What are some basic grounding techniques helpful to lawyers?

  • Engage your senses with the 5-4-3-2-1 technique. One of the most common grounding methods, this exercise calls first for slow, deep breaths. After establishing a satisfying breath, identify five things that you see around you. These should be stationary objects such as a cup of paperclips or a painting on the wall. Next, identify four things that you can touch (e.g., the keys on of your computer’s keyboard or the mesh of your desk chair). Identify three things that you can hear (e.g., an active printer or traffic outside). Then, identify two things that you can small (e.g., hand sanitizer or your lunch). Finally, identify one thing that you can taste (e.g., coffee or a breath mint). This and each subsequent practice may be repeated until a calmer state is reached.

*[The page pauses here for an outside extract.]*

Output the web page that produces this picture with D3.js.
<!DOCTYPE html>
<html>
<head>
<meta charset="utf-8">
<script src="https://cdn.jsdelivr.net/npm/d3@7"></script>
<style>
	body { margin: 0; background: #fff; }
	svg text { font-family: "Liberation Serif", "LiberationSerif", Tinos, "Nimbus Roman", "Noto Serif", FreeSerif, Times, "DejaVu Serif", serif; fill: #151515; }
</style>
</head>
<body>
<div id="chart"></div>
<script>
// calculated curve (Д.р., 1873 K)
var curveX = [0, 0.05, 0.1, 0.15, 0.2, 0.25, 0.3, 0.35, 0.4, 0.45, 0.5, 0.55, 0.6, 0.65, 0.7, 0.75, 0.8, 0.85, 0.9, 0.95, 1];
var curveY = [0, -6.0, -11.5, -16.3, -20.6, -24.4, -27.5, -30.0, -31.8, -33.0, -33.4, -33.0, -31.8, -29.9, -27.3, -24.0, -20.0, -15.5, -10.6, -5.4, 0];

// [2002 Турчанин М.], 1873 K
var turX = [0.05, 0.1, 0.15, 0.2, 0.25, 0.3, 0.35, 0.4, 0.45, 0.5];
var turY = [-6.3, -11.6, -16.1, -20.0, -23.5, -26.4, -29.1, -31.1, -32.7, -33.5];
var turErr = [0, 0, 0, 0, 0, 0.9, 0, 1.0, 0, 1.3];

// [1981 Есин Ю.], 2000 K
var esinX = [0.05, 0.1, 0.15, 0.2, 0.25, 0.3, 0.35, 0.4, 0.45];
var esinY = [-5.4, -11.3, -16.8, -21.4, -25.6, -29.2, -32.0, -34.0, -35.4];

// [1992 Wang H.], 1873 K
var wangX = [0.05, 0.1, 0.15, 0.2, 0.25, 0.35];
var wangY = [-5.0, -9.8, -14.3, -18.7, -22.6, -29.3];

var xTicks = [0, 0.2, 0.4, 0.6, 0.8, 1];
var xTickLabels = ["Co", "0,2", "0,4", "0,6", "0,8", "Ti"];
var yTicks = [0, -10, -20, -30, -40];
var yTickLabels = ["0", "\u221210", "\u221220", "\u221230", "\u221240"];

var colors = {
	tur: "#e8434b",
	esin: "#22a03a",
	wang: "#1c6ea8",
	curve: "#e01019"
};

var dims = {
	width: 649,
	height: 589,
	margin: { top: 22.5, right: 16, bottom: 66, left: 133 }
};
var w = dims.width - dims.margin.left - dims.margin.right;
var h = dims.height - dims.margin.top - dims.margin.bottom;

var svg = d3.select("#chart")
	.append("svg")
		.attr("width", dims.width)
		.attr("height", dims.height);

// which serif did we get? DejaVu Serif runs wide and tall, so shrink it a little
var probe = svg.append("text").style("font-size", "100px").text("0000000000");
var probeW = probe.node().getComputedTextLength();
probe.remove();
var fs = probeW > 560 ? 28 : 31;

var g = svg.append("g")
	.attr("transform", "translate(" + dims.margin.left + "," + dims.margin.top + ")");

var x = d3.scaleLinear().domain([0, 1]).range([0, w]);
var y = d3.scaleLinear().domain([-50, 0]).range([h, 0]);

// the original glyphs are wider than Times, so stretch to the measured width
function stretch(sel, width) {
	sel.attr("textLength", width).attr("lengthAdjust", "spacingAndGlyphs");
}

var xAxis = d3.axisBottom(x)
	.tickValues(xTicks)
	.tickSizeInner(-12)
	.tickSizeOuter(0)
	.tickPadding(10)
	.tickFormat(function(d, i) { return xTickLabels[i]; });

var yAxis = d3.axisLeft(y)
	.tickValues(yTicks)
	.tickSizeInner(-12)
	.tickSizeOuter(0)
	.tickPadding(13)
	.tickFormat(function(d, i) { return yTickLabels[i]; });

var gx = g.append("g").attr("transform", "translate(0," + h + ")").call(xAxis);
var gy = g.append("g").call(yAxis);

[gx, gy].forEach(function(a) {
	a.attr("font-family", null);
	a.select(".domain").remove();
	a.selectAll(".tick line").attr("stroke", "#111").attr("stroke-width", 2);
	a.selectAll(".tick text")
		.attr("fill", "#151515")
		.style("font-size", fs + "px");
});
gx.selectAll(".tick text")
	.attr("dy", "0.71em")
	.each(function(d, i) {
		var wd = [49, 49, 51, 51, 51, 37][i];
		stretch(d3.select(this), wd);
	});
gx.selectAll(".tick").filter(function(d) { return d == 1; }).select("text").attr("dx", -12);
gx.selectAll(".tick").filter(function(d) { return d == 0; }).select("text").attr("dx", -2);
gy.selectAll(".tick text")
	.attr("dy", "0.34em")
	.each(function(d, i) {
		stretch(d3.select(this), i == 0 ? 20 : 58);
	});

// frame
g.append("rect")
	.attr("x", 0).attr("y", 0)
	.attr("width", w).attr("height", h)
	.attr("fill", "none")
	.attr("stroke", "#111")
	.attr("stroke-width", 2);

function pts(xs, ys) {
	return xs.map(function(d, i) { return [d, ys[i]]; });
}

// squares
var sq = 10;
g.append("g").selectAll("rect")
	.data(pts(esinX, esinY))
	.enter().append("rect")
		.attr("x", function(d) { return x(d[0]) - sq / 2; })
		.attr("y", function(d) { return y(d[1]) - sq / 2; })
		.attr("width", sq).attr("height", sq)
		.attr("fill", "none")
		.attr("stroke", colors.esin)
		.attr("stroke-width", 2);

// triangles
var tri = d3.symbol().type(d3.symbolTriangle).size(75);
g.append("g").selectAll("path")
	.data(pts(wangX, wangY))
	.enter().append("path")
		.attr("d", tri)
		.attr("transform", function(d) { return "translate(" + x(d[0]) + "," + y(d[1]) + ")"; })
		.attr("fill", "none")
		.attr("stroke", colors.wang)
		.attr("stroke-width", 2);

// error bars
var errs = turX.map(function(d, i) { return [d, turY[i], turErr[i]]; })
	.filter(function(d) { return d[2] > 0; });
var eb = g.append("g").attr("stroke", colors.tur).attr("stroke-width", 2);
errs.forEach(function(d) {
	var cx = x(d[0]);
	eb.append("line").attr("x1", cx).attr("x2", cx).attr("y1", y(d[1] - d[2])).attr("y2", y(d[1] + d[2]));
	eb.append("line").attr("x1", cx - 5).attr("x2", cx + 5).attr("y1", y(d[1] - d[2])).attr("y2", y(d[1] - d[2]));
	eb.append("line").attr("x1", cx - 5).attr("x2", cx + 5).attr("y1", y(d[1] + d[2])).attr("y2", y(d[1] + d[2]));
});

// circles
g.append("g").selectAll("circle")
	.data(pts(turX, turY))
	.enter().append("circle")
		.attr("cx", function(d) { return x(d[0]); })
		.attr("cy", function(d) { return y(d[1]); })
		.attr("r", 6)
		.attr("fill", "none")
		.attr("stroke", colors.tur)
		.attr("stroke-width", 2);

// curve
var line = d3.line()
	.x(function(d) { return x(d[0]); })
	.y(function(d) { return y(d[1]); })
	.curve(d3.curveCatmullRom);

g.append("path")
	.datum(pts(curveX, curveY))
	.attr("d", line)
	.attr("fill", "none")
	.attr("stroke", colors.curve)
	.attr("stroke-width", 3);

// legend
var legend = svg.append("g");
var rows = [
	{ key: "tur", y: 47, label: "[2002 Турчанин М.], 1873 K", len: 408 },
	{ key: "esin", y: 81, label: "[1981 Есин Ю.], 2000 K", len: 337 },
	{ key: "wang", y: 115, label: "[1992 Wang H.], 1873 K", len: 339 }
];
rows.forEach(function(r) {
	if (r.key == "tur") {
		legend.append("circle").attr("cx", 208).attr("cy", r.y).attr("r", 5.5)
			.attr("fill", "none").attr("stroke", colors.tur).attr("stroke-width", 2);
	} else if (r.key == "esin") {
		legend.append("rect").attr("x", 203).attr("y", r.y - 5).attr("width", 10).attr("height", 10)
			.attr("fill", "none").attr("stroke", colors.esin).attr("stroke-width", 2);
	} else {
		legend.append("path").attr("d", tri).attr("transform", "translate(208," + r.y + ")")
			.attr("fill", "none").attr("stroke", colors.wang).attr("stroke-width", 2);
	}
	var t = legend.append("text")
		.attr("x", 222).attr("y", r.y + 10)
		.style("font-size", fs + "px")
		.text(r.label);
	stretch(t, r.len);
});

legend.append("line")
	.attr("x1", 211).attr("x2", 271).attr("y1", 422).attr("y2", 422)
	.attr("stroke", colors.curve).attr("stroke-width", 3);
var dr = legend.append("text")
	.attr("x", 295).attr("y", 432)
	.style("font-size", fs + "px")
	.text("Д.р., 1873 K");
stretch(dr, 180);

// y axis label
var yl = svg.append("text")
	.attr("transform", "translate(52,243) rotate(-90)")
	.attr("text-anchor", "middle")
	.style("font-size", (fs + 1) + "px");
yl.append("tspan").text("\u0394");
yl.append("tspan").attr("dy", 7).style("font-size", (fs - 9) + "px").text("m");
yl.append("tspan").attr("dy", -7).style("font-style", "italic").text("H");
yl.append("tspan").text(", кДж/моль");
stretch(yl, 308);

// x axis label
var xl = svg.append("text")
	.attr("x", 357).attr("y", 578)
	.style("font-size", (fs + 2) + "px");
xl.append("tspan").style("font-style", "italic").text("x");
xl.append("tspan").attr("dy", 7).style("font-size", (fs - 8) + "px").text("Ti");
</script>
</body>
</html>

  • Describe your environment in detail. Scan the room, exploring its physical features, large and small. For example, you might notice that your pen cup holds three black pens, two blue pens, a gray mechanical pencil, one green highlighter, and one yellow highlighter. Continue to move your eyes throughout the room for as long as is needed to feel calm.

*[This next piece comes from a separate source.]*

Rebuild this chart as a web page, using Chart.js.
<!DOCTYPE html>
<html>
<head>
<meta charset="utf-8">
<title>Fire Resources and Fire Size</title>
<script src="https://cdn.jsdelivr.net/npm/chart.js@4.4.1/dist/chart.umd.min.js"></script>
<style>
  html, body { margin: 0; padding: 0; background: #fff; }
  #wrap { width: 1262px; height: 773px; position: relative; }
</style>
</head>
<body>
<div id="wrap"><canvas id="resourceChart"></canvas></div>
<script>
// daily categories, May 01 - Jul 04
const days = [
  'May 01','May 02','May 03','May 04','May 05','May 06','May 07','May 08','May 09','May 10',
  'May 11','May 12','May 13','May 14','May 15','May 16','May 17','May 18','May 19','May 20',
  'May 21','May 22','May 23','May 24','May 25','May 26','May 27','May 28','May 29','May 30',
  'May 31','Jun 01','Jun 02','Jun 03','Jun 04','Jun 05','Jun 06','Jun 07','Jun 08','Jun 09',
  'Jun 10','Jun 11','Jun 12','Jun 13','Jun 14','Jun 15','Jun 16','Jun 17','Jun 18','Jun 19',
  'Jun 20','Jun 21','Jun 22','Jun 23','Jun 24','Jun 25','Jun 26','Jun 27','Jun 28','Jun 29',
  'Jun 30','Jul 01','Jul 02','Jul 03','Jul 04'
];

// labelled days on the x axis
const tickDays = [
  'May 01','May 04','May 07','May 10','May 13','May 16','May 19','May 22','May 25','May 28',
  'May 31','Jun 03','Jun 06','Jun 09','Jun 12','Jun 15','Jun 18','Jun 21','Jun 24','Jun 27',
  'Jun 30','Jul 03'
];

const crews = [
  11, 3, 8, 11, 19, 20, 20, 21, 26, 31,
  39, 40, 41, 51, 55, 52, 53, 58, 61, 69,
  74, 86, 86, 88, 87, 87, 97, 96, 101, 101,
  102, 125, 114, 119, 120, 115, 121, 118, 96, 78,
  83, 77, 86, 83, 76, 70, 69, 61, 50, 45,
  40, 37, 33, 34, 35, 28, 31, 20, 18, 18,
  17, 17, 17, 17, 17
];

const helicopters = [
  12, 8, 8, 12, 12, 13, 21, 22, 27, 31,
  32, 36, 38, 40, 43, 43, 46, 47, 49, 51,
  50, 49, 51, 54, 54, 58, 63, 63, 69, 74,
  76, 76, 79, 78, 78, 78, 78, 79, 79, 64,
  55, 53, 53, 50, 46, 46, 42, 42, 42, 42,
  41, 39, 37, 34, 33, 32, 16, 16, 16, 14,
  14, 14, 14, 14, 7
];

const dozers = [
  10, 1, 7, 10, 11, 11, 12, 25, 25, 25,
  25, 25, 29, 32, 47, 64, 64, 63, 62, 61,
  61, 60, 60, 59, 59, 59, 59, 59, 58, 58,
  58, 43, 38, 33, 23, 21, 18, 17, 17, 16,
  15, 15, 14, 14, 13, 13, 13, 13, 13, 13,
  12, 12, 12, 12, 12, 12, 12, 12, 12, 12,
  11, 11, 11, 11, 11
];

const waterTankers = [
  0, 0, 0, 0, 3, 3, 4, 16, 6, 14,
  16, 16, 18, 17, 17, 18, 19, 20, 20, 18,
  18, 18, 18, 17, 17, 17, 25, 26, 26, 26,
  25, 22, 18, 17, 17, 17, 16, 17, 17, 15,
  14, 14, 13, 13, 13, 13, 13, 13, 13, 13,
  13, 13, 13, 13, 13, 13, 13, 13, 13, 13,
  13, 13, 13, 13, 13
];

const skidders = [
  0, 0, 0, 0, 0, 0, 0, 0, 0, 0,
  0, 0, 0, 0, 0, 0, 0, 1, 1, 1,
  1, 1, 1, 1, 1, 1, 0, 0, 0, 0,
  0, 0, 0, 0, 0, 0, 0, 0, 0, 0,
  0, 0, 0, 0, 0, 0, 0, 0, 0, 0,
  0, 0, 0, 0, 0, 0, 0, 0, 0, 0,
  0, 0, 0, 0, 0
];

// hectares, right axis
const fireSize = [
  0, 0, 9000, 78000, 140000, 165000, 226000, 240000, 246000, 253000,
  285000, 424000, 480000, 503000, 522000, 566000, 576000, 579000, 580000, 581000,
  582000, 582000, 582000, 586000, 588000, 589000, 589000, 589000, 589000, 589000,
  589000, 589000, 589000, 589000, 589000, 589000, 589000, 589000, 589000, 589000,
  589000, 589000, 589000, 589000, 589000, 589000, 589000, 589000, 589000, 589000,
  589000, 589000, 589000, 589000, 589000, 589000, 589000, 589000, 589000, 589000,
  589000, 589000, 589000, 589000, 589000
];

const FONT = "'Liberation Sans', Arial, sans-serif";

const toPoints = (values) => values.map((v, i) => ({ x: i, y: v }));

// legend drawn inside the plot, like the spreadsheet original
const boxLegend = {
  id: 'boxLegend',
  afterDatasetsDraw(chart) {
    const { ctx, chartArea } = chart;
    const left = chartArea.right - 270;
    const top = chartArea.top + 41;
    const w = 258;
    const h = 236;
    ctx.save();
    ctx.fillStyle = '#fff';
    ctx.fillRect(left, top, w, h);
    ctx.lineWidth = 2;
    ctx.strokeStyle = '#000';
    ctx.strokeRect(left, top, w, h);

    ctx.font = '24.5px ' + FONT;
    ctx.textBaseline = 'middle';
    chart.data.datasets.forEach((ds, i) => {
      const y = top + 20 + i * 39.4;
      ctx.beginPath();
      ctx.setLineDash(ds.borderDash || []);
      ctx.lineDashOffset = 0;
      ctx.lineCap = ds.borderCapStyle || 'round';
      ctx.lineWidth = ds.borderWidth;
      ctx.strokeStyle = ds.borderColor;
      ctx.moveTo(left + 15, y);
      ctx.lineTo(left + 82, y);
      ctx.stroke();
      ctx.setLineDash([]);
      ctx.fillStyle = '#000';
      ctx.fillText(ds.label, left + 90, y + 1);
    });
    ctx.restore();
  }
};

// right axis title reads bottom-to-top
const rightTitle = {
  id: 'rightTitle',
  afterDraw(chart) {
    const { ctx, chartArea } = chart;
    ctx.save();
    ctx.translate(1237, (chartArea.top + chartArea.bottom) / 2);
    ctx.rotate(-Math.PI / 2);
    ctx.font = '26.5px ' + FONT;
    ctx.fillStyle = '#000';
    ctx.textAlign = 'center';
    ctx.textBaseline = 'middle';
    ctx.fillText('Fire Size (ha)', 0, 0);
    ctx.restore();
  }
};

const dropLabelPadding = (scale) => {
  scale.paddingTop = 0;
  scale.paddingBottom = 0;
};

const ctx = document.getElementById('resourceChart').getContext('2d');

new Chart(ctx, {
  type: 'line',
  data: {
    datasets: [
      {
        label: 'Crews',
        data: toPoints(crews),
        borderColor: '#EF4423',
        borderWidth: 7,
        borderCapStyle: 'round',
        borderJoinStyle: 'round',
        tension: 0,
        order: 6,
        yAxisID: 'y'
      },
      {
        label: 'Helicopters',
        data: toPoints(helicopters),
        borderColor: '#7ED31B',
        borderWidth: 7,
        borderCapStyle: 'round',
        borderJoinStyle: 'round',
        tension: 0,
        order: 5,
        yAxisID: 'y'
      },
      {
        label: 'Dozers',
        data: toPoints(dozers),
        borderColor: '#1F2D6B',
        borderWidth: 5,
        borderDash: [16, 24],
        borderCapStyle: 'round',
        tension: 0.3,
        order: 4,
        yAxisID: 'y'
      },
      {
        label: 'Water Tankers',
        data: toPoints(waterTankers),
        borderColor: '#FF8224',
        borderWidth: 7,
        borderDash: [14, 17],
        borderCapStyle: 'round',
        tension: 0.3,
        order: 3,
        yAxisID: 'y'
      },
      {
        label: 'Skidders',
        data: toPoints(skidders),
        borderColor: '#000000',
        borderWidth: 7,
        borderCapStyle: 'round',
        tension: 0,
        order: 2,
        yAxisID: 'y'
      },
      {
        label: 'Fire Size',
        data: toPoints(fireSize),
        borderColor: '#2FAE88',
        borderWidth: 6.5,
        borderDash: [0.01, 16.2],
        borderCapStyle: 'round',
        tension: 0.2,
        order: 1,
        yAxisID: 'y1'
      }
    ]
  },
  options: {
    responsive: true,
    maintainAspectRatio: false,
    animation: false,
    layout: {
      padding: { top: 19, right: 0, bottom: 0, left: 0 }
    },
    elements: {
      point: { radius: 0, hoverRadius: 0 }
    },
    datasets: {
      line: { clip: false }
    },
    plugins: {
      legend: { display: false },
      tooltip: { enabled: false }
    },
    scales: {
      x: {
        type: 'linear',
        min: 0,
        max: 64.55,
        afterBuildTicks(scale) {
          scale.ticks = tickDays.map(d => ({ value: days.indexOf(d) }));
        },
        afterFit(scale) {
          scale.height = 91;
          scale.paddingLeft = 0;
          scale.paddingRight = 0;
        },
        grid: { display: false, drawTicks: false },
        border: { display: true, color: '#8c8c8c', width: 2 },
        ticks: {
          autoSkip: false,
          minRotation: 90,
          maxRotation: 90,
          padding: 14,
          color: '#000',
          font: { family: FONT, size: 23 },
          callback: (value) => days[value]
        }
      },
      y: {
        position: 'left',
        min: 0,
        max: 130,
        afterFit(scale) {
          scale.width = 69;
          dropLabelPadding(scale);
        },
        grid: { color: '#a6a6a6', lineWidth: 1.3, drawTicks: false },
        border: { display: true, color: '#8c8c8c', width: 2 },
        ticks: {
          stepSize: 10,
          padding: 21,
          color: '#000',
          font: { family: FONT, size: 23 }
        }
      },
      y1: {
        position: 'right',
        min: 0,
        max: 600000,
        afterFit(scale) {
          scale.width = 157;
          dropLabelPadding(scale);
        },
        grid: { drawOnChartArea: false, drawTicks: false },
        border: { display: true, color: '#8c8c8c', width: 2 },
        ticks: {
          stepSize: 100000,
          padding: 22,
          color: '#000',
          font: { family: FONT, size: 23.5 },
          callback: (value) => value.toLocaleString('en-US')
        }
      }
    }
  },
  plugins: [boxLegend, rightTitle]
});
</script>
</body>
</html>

  • Do a mental scan of your body. This technique begins by focusing attention to the top of your head. Then, slowly move your attention down your body to your toes. Acknowledge sensations felt at each point of your body.
  • Focus on your breath. Slowly inhale through your nose, observing how your chest and stomach move as your lungs fill with air. Then, exhale carefully through your mouth. Once again, repeat this exercise as many times as is warranted.

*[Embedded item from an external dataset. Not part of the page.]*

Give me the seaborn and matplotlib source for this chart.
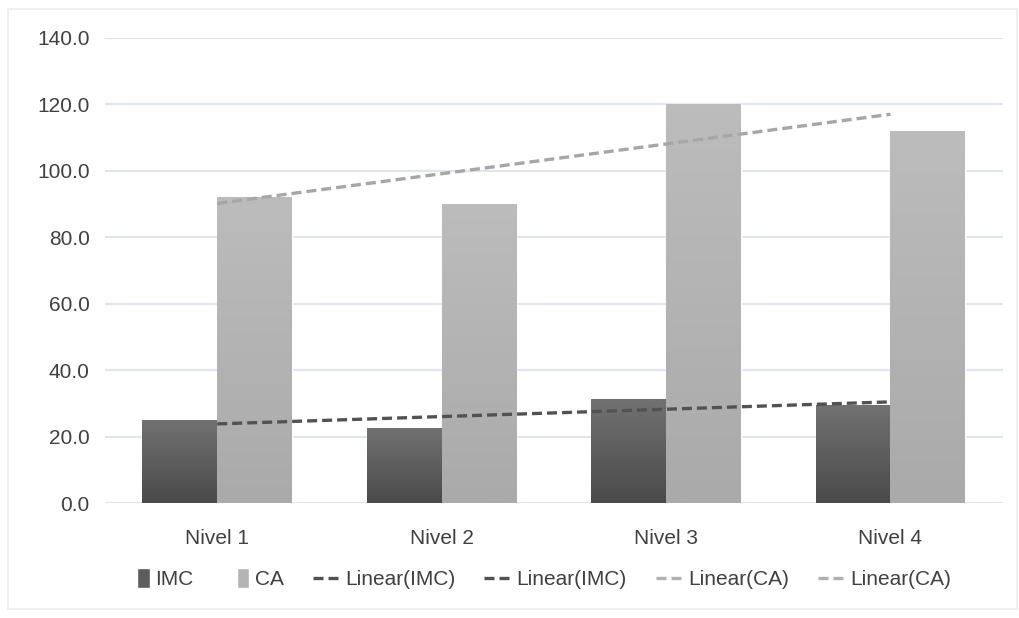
import numpy as np
import pandas as pd
import matplotlib.pyplot as plt
import seaborn as sns
from matplotlib.patches import Patch, Rectangle
from matplotlib.lines import Line2D
from matplotlib.colors import LinearSegmentedColormap
from matplotlib.legend_handler import HandlerPatch

# Datos
niveles = ["Nivel 1", "Nivel 2", "Nivel 3", "Nivel 4"]
imc = [25.0, 22.7, 31.3, 29.5]
ca = [92.2, 90.0, 120.0, 112.0]
series = ["IMC", "CA"]
yticks = [0, 20, 40, 60, 80, 100, 120, 140]

df = pd.DataFrame({
    "nivel": niveles * 2,
    "serie": ["IMC"] * 4 + ["CA"] * 4,
    "valor": imc + ca,
})

sns.set_style("white")
plt.rcParams["font.family"] = ["Liberation Sans", "DejaVu Sans"]

fig = plt.figure(figsize=(10.19, 6.18), dpi=100)
ax = fig.add_axes([0.103, 0.186, 0.881, 0.753])

sns.barplot(data=df, x="nivel", y="valor", hue="serie", order=niveles,
            hue_order=series, palette={"IMC": "#5c5c5c", "CA": "#b4b4b4"},
            width=0.667, saturation=1, legend=False, ax=ax, zorder=2)

# degradado en las barras
cmap_imc = LinearSegmentedColormap.from_list("imc", ["#4a4a4a", "#727272"])
cmap_ca = LinearSegmentedColormap.from_list("ca", ["#aaaaaa", "#bcbcbc"])
grad = np.linspace(0, 1, 256).reshape(-1, 1)
for i, p in enumerate(ax.patches):
    cmap = cmap_imc if i < 4 else cmap_ca
    x0, y0 = p.get_x(), p.get_y()
    w, h = p.get_width(), p.get_height()
    im = ax.imshow(grad, cmap=cmap, origin="lower", aspect="auto",
                   extent=[x0, x0 + w, y0, y0 + h], zorder=2.5)
    im.set_clip_path(p)

# lineas de tendencia lineal
xs = np.arange(len(niveles))
fit_imc = np.polyval(np.polyfit(xs, imc, 1), xs)
fit_ca = np.polyval(np.polyfit(xs, ca, 1), xs)
ax.plot(xs, fit_ca, color="#a6a6a6", lw=2.4, ls=(0, (3, 1.5)), zorder=3)
ax.plot(xs, fit_imc, color="#525252", lw=2.4, ls=(0, (3, 1.5)), zorder=3)

ax.set_xlim(-0.5, 3.5)
ax.set_ylim(0, 140)
ax.set_yticks(yticks)
ax.set_yticklabels([f"{v:.1f}" for v in yticks])
ax.yaxis.grid(True, color="#e1e4ec", lw=1.6, zorder=0)
ax.set_axisbelow(True)
for s in ax.spines.values():
    s.set_visible(False)
ax.tick_params(axis="both", length=0, labelsize=15, colors="#404040")
ax.tick_params(axis="x", pad=19)
ax.tick_params(axis="y", pad=11)
ax.set_xlabel("")
ax.set_ylabel("")


def cuadro(legend, orig_handle, xdescent, ydescent, width, height, fontsize):
    # cuadrito estrecho como en la leyenda original
    return Rectangle((width * 0.55 - xdescent, -ydescent - 0.15 * height),
                     width * 0.45, height * 1.3)


handles = [
    Patch(facecolor="#5c5c5c", label="IMC"),
    Patch(facecolor="#b4b4b4", label="CA"),
    Line2D([], [], color="#525252", lw=2.4, ls=(0, (3, 1.5)), label="Linear(IMC)"),
    Line2D([], [], color="#525252", lw=2.4, ls=(0, (3, 1.5)), label="Linear(IMC)"),
    Line2D([], [], color="#b0b0b0", lw=2.4, ls=(0, (3, 1.5)), label="Linear(CA)"),
    Line2D([], [], color="#b0b0b0", lw=2.4, ls=(0, (3, 1.5)), label="Linear(CA)"),
]
fig.legend(handles=handles, loc="center", bbox_to_anchor=(0.527, 0.062), ncol=6,
           frameon=False, fontsize=15, handlelength=1.3, handleheight=0.8,
           handletextpad=0.25, columnspacing=1.4, labelcolor="#404040",
           handler_map={Patch: HandlerPatch(patch_func=cuadro)})

# marco exterior tenue
fig.patches.append(Rectangle((0.008, 0.015), 0.99, 0.97, transform=fig.transFigure,
                             fill=False, edgecolor="#ececec", lw=1.2))

fig.savefig("out.png", dpi=100)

  • Play a game of categories. Mentally list items in a chosen category (e.g., college sports mascots or countries of South America), and see how many you can remember. Such brain games are effective in distracting the mind from anxious thoughts.
  • Play with numbers. Like listing items within a category, number games can assist in detaching from intrusive thoughts. Try counting backward from one hundred by fours. When one number sequence is completed, move on to a similar progression, such as counting backward from one hundred by threes.
  • Visualize something you are positively anticipating, big or small. This might include anything from playing a board game with your child after dinner to going on an extended vacation overseas.

How might grounding techniques be utilized most successfully? When practicing grounding, consider a few useful tips and reminders.

  • Grounding can be done discreetly at any time or place.
  • Begin exercising grounding sooner rather than later. The earlier a negative mood cycle is caught, the easier it likely will be to manage.
  • Keep thoughts neutral by addressing objective facts only. Avoid making qualitative judgements. For example, say to yourself, “The carpet is blue” but eschew any opinions of the carpet or the color blue.
  • Retain a handy list of grounding techniques that you find work best for you. You might enter a note into your phone or other personal device or place an index card or sticky note at your desk.

When faced with mental fatigue and frequent stressors, it is easy to become anxious and overwhelmed, and attending to anything else can become a formidable challenge. However, regular practice of anxiety and stress management can support a deeper connection to the present moment and to personal and professional priorities.